You do not need a vendor who promises the lowest price. You need a vendor who can defend their estimate with a clear scope, assumptions, and a change process that does not turn into chaos.

A trustworthy company can explain exactly what is included in the quote, what is excluded, and what would increase the budget. They can break down costs by milestone and show where the time goes: discovery, architecture, smart contracts, backend, UI, QA, security review, deployment, and launch support.

They should also have a reasonable method for handling changes. In blockchain, changes happen. Wallet providers update behavior, networks introduce new constraints, and user feedback forces UX improvements. The question is not whether scope will evolve, but whether the vendor can manage it transparently. If the vendor can’t explain how changes are estimated, approved, and scheduled, you risk budget drift and timeline confusion.

The best blockchain partners act like collaborators. They ask questions that improve your product and reduce risk. They challenge assumptions when something looks insecure, expensive, or hard to maintain. They propose alternatives that preserve the business goal while lowering complexity, such as simplifying on-chain logic, adjusting a transaction flow to reduce gas costs, or designing a better upgrade path so you do not get stuck after launch.

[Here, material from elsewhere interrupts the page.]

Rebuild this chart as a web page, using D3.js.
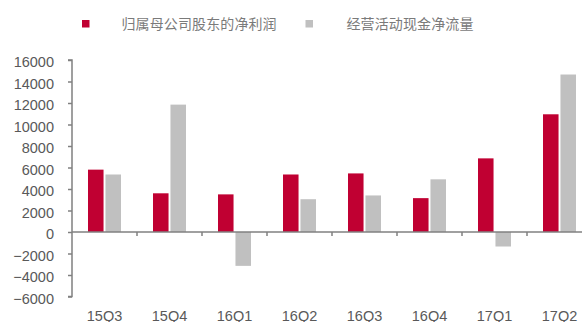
<!DOCTYPE html>
<html>
<head>
<meta charset="utf-8">
<script src="https://cdn.jsdelivr.net/npm/d3@7/dist/d3.min.js"></script>
<style>
  html, body { margin: 0; padding: 0; background: #fff; }
  svg { display: block; }
</style>
</head>
<body>
<svg id="chart" width="582" height="322"></svg>
<script>
// Quarterly figures (万元)
const quarters = ["15Q3", "15Q4", "16Q1", "16Q2", "16Q3", "16Q4", "17Q1", "17Q2"];
const netProfit = [5800, 3600, 3500, 5350, 5450, 3150, 6850, 10950];
const operatingCashFlow = [5350, 11850, -3150, 3050, 3400, 4900, -1350, 14650];
const seriesNames = ["归属母公司股东的净利润", "经营活动现金净流量"];
const yTicks = [-6000, -4000, -2000, 0, 2000, 4000, 6000, 8000, 10000, 12000, 14000, 16000];

const colors = ["#C00032", "#C0C0C0"];
const textColor = "#595959";
const axisColor = "#808080";

const svg = d3.select("#chart");
const plotLeft = 72, bandW = 65;
const plotRight = plotLeft + bandW * quarters.length;

const x = d3.scaleBand()
  .domain(quarters)
  .range([plotLeft, plotRight])
  .paddingInner(0)
  .paddingOuter(0);

const y = d3.scaleLinear().domain([-6000, 16000]).range([296.5, 60]);

const sub = d3.scaleBand()
  .domain([0, 1])
  .range([16, bandW - 16])
  .paddingInner(0.11);

// Bars
const series = [netProfit, operatingCashFlow];
series.forEach((vals, si) => {
  svg.append("g")
    .selectAll("rect")
    .data(quarters.map((q, i) => ({ q, v: vals[i] })))
    .join("rect")
    .attr("x", d => x(d.q) + sub(si))
    .attr("width", sub.bandwidth())
    .attr("y", d => y(Math.max(0, d.v)))
    .attr("height", d => Math.abs(y(d.v) - y(0)))
    .attr("fill", colors[si]);
});

// Y axis
const yAxis = d3.axisLeft(y).tickValues(yTicks).tickSize(4).tickPadding(14).tickFormat(d3.format("d"));
const yg = svg.append("g").attr("transform", `translate(${plotLeft},0)`).call(yAxis);
yg.select(".domain").attr("stroke", axisColor).attr("stroke-width", 1.5).attr("d", `M-4,${y(16000)}H0V${y(-6000)}H-4`);
yg.selectAll(".tick line").attr("stroke", axisColor).attr("stroke-width", 1.5);
yg.selectAll(".tick text")
  .attr("fill", textColor)
  .attr("font-family", "Liberation Sans, Arial, sans-serif")
  .attr("font-size", "14.5px")
  .attr("dy", "0.45em");

// Zero baseline with category separators
const xg = svg.append("g");
xg.append("line")
  .attr("x1", plotLeft).attr("x2", plotRight)
  .attr("y1", y(0)).attr("y2", y(0))
  .attr("stroke", axisColor).attr("stroke-width", 1.5);
xg.selectAll("line.sep")
  .data(quarters.slice(1))
  .join("line")
  .attr("class", "sep")
  .attr("x1", d => x(d)).attr("x2", d => x(d))
  .attr("y1", y(0)).attr("y2", y(0) + 4)
  .attr("stroke", axisColor).attr("stroke-width", 1.5);

// Category labels along the bottom
svg.append("g")
  .selectAll("text")
  .data(quarters)
  .join("text")
  .attr("x", d => x(d) + bandW / 2)
  .attr("y", 320.5)
  .attr("text-anchor", "middle")
  .attr("fill", textColor)
  .attr("font-family", "Liberation Sans, Arial, sans-serif")
  .attr("font-size", "14.5px")
  .text(d => d);

// Legend
const legendItems = [
  { name: seriesNames[0], color: colors[0], sx: 82, tx: 121.5 },
  { name: seriesNames[1], color: colors[1], sx: 305.5, tx: 346.5 }
];
const lg = svg.append("g");
legendItems.forEach(it => {
  lg.append("rect").attr("x", it.sx).attr("y", 20).attr("width", 7.5).attr("height", 7.5).attr("fill", it.color);
  lg.append("text")
    .attr("x", it.tx).attr("y", 28.5)
    .attr("fill", "#7a7a7a")
    .attr("font-family", "Noto Sans CJK SC, sans-serif")
    .attr("font-size", "14px")
    .attr("textLength", it.name.length * 14.1)
    .text(it.name);
});
</script>
</body>
</html>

This matters because blockchain is full of irreversible consequences. A small architectural mistake can be hard to fix once contracts are deployed. A partner with strong product thinking helps you avoid building the wrong thing the right way.

A practical way to test this is during early calls. Describe what you want to build and watch what happens. A strong team will ask about users, threat level, compliance constraints, uptime expectations, and future scaling. A weaker team will mostly agree, promise fast delivery, and move straight to a quote. In 2026, the teams worth hiring usually slow down early, so you can move faster later.

Platforms that focus on B2B services can be a good starting point because they aggregate reviews, project size ranges, and service focus. The key is to look past star ratings. Read reviews for specifics: timelines, communication quality, and how the team handled problems. Generic praise is less useful than detailed outcomes.

LinkedIn is not just for marketing. It helps you validate whether the company has an actual in-house team, whether leadership has relevant background, and whether engineers demonstrate real expertise through posts, talks, or open work. It is also a good way to spot red flags, such as inflated team size claims or a revolving-door staff pattern.

Blockchain events can be surprisingly effective for finding capable teams, especially those active in specific ecosystems. Look for groups that present technical talks, contribute to developer communities, or build credible demos under time pressure. Even if you do not hire a hackathon team directly, these events are great for scouting talent signals.

Strong teams often share useful content: technical blogs, architecture write-ups, case studies, and educational explainers. The goal is not to reward marketing. The goal is to see whether they understand the stack well enough to teach it clearly. Community engagement can also reveal how they think, how they respond to feedback, and whether they stay current.

Choosing a blockchain development company is one of those decisions that looks simple on paper and becomes incredibly expensive if you get it wrong. The safest approach is to evaluate partners like you are evaluating a long-term collaborator, not a short-term vendor. Look for proof of delivery, security discipline, clear pricing, strong communication, and a team structure that matches the complexity of your product.

If you do your vetting well, you do not just reduce risk. You also gain speed, because fewer surprises mean fewer rewrites, fewer delays, and fewer “how did we miss that?” moments after launch.